FINANCIAL REGULATORY COVID PACKAGE – RBI
The Reserve Bank of India, in a bid to lend a supporting hand to all businesses and Financial Institutions during this difficult time of COVID-19 wherein the entire nation is in a state of lockdown has vide its Circular dated 27.03.2020 titled as “COVID-19 – Regulatory Package” given a set of detailed instructions, that was put into force immediately, to the Commercial Banks, Co-operative Banks, all India Financial Institutions and other Non Banking Finance Companies. The gist of the same are as follows:
- Rescheduling of Payments – Term Loans and Working Capital Facilities:
A moratorium of three months on payment of all instalments and working capital facilities sanctioned in the form of cash credit/overdraft (“CC/OD”) is granted and the lending institutions are permitted to defer the recovery of interest applied falling due between March 1, 2020 and May 31, 2020. The Circular also clarified that the accumulated Interest shall be collected immediately after the said period and the residual tenure shall shift by three months after the moratorium period. - Easing of Working Capital Financing :
Lending institutions may recalculate the ‘drawing power’ by reducing the margins and/or by reassessing the working capital cycle available to all such changes effected up to May 31, 2020 and shall be contingent on the lending institutions satisfying themselves that the same is necessitated on account of the economic fallout from COVID-19. - Classification as Special Mention Account (SMA) and Non-Performing Asset (NPA) :
No measure given under 1 &2 by itself, shall result in asset classification downgrade.

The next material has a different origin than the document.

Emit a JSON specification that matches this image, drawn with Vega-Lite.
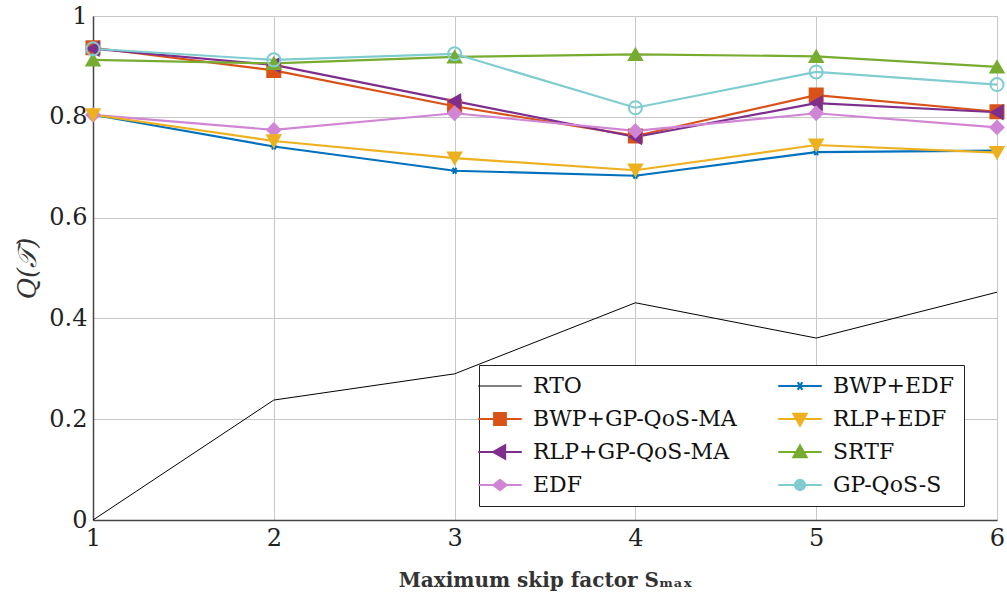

The Circular clarifies that an asset classification of term loans which are granted shall be determined on the basis of revised due dates and the revised repayment schedule. Similarly, in working capital facilities where relief is provided, the SMA and the out of order status shall be evaluated considering the application of accumulated interest immediately after the completion of the deferment period as well as the revised terms as permitted. The above announcements will not adversely impact the credit history of the beneficiaries - Other Conditions –
Board approved polices to be put in place by the Lending Institutions for suitable reliefs to all eligible borrowers. Wherever the exposure of a lending institution to a borrower is ₹ 5 crore or above as on March 1, 2020, the bank shall develop a Management Information System(MIS) on the reliefs provided to its borrowers.
In addition to this the RBI on 17.04.2020 via its Governor’s statement and Circular announced certain additional regulatory measures aimed at alleviating the lingering impact of COVID-19 and the same are as follows:
- Asset Classification under the Prudential norms on Income Recognition, Asset Classification (IRAC)
Even if overdue, the moratorium period of 3 months and CC/OD deferred, wherever granted, shall be excluded by the lending institutions from the number of days past-due for the purpose of asset classification under the IRAC norms in respect of all accounts classified as standard as on February 29, 2020. - Provisioning
In respect to accounts in default, lending institutions shall make general provisions of not less than 10 per cent of the total outstanding of such accounts, to be phased over two quarters as under: (i) Quarter ended March 31, 2020 – not less than 5 percent (ii) Quarter ending June 30, 2020 – not less than 5 per cent. This can be adjusted against the actual provisioning requirements and shall not be reckoned as NPA. - Other Conditions:
The lending institutions shall suitably disclose the above in the ‘Notes to Accounts’ while preparing their financial statements for the half year ending September 30, 2020 as well as the financial years 2019-20 and 2020-2021
In addition, the RBI also stated the following vide its Circular dated 17.04.2020 with regard to Review of Resolution Timelines under the Prudential Framework on Resolution of Stressed Assets:
- Lenders are required to implement a resolution plan in respect of entities in default within 180 days from the end of Review Period of 30 days.
- Accounts within the Review Period as on March 1, 2020, the period from March 1, 2020 to May 31, 2020 shall be excluded from the calculation of the 30-day timeline and shall resume from June 1, 2020, upon expiry of which the lenders shall have the usual 180 days for resolution.
- Accounts where the Review Period was over, but the 180-day resolution period had not expired as on March 1, 2020, the timeline for resolution shall get extended by 90 days from original expiry.
- In respect of all other accounts, the provisions of the Prudential Framework shall be in force without any modifications.
The proactive steps taken by the Reserve Bank of India in ensuring a breather for the borrowers, considering their financial stress and the economic situation caused by the COVID-19 pandemic is a thoughtful and a commendable action to help corporates stay solvent and is a possible trendsetter policy that can be followed by other countries. At this stage we can only hope that the Government of India and the Reserve Bank of India come up with more temporary measures to ensure the stability of the market and the economy of the country as a whole.